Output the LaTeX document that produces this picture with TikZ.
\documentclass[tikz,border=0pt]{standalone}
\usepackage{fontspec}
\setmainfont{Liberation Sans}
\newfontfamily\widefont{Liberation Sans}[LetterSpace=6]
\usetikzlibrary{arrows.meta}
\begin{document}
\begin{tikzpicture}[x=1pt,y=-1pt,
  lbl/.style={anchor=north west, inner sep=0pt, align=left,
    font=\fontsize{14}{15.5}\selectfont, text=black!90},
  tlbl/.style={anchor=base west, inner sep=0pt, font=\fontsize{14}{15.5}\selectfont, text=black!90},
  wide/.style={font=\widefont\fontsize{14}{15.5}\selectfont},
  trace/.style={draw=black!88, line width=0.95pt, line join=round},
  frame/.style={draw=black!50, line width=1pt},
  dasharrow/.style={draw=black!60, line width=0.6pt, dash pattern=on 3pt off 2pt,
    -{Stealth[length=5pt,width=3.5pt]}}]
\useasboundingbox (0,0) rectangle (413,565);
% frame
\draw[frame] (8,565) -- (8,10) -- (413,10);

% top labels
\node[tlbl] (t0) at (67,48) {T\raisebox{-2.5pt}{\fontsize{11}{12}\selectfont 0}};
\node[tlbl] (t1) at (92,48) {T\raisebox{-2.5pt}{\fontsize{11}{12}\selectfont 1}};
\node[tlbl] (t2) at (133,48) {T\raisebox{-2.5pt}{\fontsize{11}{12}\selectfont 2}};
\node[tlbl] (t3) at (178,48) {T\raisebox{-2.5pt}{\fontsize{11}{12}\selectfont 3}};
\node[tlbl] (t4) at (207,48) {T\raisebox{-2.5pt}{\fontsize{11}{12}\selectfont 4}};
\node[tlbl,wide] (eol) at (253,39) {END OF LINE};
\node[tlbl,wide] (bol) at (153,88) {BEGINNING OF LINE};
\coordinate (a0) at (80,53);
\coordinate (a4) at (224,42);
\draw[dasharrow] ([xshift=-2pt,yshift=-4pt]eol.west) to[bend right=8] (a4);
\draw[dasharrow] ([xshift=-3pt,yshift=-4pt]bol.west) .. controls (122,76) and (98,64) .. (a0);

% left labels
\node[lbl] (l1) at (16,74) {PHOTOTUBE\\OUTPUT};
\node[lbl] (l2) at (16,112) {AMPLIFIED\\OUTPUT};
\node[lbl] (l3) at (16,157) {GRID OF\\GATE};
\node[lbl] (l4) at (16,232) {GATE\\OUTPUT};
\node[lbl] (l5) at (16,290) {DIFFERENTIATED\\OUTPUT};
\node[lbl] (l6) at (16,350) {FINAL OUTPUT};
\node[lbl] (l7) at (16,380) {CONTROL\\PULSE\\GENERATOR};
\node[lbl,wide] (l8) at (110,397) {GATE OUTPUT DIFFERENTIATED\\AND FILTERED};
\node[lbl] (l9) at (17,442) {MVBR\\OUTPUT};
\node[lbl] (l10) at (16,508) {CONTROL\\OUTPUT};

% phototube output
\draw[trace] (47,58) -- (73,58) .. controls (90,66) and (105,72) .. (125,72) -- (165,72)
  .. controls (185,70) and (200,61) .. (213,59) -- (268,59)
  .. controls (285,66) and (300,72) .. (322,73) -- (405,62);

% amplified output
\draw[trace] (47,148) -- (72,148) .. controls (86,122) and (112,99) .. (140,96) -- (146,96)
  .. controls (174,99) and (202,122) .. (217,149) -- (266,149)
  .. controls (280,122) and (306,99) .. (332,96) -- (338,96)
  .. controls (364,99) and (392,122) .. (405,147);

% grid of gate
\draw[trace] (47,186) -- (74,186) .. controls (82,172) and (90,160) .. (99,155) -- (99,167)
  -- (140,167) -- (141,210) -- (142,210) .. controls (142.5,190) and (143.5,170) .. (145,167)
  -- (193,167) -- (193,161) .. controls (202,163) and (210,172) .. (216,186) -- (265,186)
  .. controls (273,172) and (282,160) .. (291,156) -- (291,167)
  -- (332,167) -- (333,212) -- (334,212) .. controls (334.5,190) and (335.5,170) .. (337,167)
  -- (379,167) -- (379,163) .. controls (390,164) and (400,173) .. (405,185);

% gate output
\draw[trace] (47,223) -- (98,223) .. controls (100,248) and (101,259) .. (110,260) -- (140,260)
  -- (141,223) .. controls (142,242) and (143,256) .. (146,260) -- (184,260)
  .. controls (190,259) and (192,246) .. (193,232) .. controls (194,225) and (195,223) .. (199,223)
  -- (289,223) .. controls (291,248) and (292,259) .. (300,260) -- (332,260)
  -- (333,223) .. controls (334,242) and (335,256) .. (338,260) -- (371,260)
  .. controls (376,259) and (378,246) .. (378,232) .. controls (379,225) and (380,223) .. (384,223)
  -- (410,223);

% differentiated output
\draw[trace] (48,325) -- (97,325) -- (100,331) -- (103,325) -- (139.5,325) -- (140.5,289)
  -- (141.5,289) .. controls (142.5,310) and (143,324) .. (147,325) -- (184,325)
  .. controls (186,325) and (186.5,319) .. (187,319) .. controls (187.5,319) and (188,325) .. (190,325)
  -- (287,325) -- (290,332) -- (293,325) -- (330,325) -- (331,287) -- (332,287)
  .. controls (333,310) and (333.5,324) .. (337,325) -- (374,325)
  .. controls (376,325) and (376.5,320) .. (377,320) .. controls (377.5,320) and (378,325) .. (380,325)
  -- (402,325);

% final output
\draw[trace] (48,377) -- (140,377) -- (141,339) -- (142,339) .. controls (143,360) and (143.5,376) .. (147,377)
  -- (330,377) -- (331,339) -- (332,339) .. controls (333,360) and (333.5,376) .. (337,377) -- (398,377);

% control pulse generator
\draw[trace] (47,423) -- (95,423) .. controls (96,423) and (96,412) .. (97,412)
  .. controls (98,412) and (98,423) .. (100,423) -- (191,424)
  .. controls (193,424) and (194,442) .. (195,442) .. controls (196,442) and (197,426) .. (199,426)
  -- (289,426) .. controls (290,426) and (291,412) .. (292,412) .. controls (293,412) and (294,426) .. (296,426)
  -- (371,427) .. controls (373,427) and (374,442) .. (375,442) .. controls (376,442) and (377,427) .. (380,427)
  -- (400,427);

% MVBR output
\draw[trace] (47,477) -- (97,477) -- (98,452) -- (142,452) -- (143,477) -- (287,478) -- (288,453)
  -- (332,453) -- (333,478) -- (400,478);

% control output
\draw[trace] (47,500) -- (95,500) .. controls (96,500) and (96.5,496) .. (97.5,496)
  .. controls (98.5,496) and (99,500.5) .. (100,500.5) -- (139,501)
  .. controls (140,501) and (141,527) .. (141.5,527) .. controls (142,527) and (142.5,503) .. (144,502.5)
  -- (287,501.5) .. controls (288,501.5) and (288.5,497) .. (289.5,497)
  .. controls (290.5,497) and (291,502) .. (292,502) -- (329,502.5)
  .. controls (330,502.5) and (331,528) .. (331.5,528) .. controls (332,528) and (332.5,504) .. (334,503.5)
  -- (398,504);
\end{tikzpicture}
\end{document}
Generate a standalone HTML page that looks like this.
##########
TASK DETAILS:
Output each record precisely as given.

TASK OUTPUT:
Output the LaTeX document that produces this picture with TikZ.
\documentclass[tikz,border=0pt]{standalone}
\usepackage{fontspec}
\setmainfont{Liberation Sans}
\newfontfamily\widefont{Liberation Sans}[LetterSpace=6]
\usetikzlibrary{arrows.meta}
\begin{document}
\begin{tikzpicture}[x=1pt,y=-1pt,
  lbl/.style={anchor=north west, inner sep=0pt, align=left,
    font=\fontsize{14}{15.5}\selectfont, text=black!90},
  tlbl/.style={anchor=base west, inner sep=0pt, font=\fontsize{14}{15.5}\selectfont, text=black!90},
  wide/.style={font=\widefont\fontsize{14}{15.5}\selectfont},
  trace/.style={draw=black!88, line width=0.95pt, line join=round},
  frame/.style={draw=black!50, line width=1pt},
  dasharrow/.style={draw=black!60, line width=0.6pt, dash pattern=on 3pt off 2pt,
    -{Stealth[length=5pt,width=3.5pt]}}]
\useasboundingbox (0,0) rectangle (413,565);
% frame
\draw[frame] (8,565) -- (8,10) -- (413,10);

% top labels
\node[tlbl] (t0) at (67,48) {T\raisebox{-2.5pt}{\fontsize{11}{12}\selectfont 0}};
\node[tlbl] (t1) at (92,48) {T\raisebox{-2.5pt}{\fontsize{11}{12}\selectfont 1}};
\node[tlbl] (t2) at (133,48) {T\raisebox{-2.5pt}{\fontsize{11}{12}\selectfont 2}};
\node[tlbl] (t3) at (178,48) {T\raisebox{-2.5pt}{\fontsize{11}{12}\selectfont 3}};
\node[tlbl] (t4) at (207,48) {T\raisebox{-2.5pt}{\fontsize{11}{12}\selectfont 4}};
\node[tlbl,wide] (eol) at (253,39) {END OF LINE};
\node[tlbl,wide] (bol) at (153,88) {BEGINNING OF LINE};
\coordinate (a0) at (80,53);
\coordinate (a4) at (224,42);
\draw[dasharrow] ([xshift=-2pt,yshift=-4pt]eol.west) to[bend right=8] (a4);
\draw[dasharrow] ([xshift=-3pt,yshift=-4pt]bol.west) .. controls (122,76) and (98,64) .. (a0);

% left labels
\node[lbl] (l1) at (16,74) {PHOTOTUBE\\OUTPUT};
\node[lbl] (l2) at (16,112) {AMPLIFIED\\OUTPUT};
\node[lbl] (l3) at (16,157) {GRID OF\\GATE};
\node[lbl] (l4) at (16,232) {GATE\\OUTPUT};
\node[lbl] (l5) at (16,290) {DIFFERENTIATED\\OUTPUT};
\node[lbl] (l6) at (16,350) {FINAL OUTPUT};
\node[lbl] (l7) at (16,380) {CONTROL\\PULSE\\GENERATOR};
\node[lbl,wide] (l8) at (110,397) {GATE OUTPUT DIFFERENTIATED\\AND FILTERED};
\node[lbl] (l9) at (17,442) {MVBR\\OUTPUT};
\node[lbl] (l10) at (16,508) {CONTROL\\OUTPUT};

% phototube output
\draw[trace] (47,58) -- (73,58) .. controls (90,66) and (105,72) .. (125,72) -- (165,72)
  .. controls (185,70) and (200,61) .. (213,59) -- (268,59)
  .. controls (285,66) and (300,72) .. (322,73) -- (405,62);

% amplified output
\draw[trace] (47,148) -- (72,148) .. controls (86,122) and (112,99) .. (140,96) -- (146,96)
  .. controls (174,99) and (202,122) .. (217,149) -- (266,149)
  .. controls (280,122) and (306,99) .. (332,96) -- (338,96)
  .. controls (364,99) and (392,122) .. (405,147);

% grid of gate
\draw[trace] (47,186) -- (74,186) .. controls (82,172) and (90,160) .. (99,155) -- (99,167)
  -- (140,167) -- (141,210) -- (142,210) .. controls (142.5,190) and (143.5,170) .. (145,167)
  -- (193,167) -- (193,161) .. controls (202,163) and (210,172) .. (216,186) -- (265,186)
  .. controls (273,172) and (282,160) .. (291,156) -- (291,167)
  -- (332,167) -- (333,212) -- (334,212) .. controls (334.5,190) and (335.5,170) .. (337,167)
  -- (379,167) -- (379,163) .. controls (390,164) and (400,173) .. (405,185);

% gate output
\draw[trace] (47,223) -- (98,223) .. controls (100,248) and (101,259) .. (110,260) -- (140,260)
  -- (141,223) .. controls (142,242) and (143,256) .. (146,260) -- (184,260)
  .. controls (190,259) and (192,246) .. (193,232) .. controls (194,225) and (195,223) .. (199,223)
  -- (289,223) .. controls (291,248) and (292,259) .. (300,260) -- (332,260)
  -- (333,223) .. controls (334,242) and (335,256) .. (338,260) -- (371,260)
  .. controls (376,259) and (378,246) .. (378,232) .. controls (379,225) and (380,223) .. (384,223)
  -- (410,223);

% differentiated output
\draw[trace] (48,325) -- (97,325) -- (100,331) -- (103,325) -- (139.5,325) -- (140.5,289)
  -- (141.5,289) .. controls (142.5,310) and (143,324) .. (147,325) -- (184,325)
  .. controls (186,325) and (186.5,319) .. (187,319) .. controls (187.5,319) and (188,325) .. (190,325)
  -- (287,325) -- (290,332) -- (293,325) -- (330,325) -- (331,287) -- (332,287)
  .. controls (333,310) and (333.5,324) .. (337,325) -- (374,325)
  .. controls (376,325) and (376.5,320) .. (377,320) .. controls (377.5,320) and (378,325) .. (380,325)
  -- (402,325);

% final output
\draw[trace] (48,377) -- (140,377) -- (141,339) -- (142,339) .. controls (143,360) and (143.5,376) .. (147,377)
  -- (330,377) -- (331,339) -- (332,339) .. controls (333,360) and (333.5,376) .. (337,377) -- (398,377);

% control pulse generator
\draw[trace] (47,423) -- (95,423) .. controls (96,423) and (96,412) .. (97,412)
  .. controls (98,412) and (98,423) .. (100,423) -- (191,424)
  .. controls (193,424) and (194,442) .. (195,442) .. controls (196,442) and (197,426) .. (199,426)
  -- (289,426) .. controls (290,426) and (291,412) .. (292,412) .. controls (293,412) and (294,426) .. (296,426)
  -- (371,427) .. controls (373,427) and (374,442) .. (375,442) .. controls (376,442) and (377,427) .. (380,427)
  -- (400,427);

% MVBR output
\draw[trace] (47,477) -- (97,477) -- (98,452) -- (142,452) -- (143,477) -- (287,478) -- (288,453)
  -- (332,453) -- (333,478) -- (400,478);

% control output
\draw[trace] (47,500) -- (95,500) .. controls (96,500) and (96.5,496) .. (97.5,496)
  .. controls (98.5,496) and (99,500.5) .. (100,500.5) -- (139,501)
  .. controls (140,501) and (141,527) .. (141.5,527) .. controls (142,527) and (142.5,503) .. (144,502.5)
  -- (287,501.5) .. controls (288,501.5) and (288.5,497) .. (289.5,497)
  .. controls (290.5,497) and (291,502) .. (292,502) -- (329,502.5)
  .. controls (330,502.5) and (331,528) .. (331.5,528) .. controls (332,528) and (332.5,504) .. (334,503.5)
  -- (398,504);
\end{tikzpicture}
\end{document}
Generate a standalone HTML page that looks like this.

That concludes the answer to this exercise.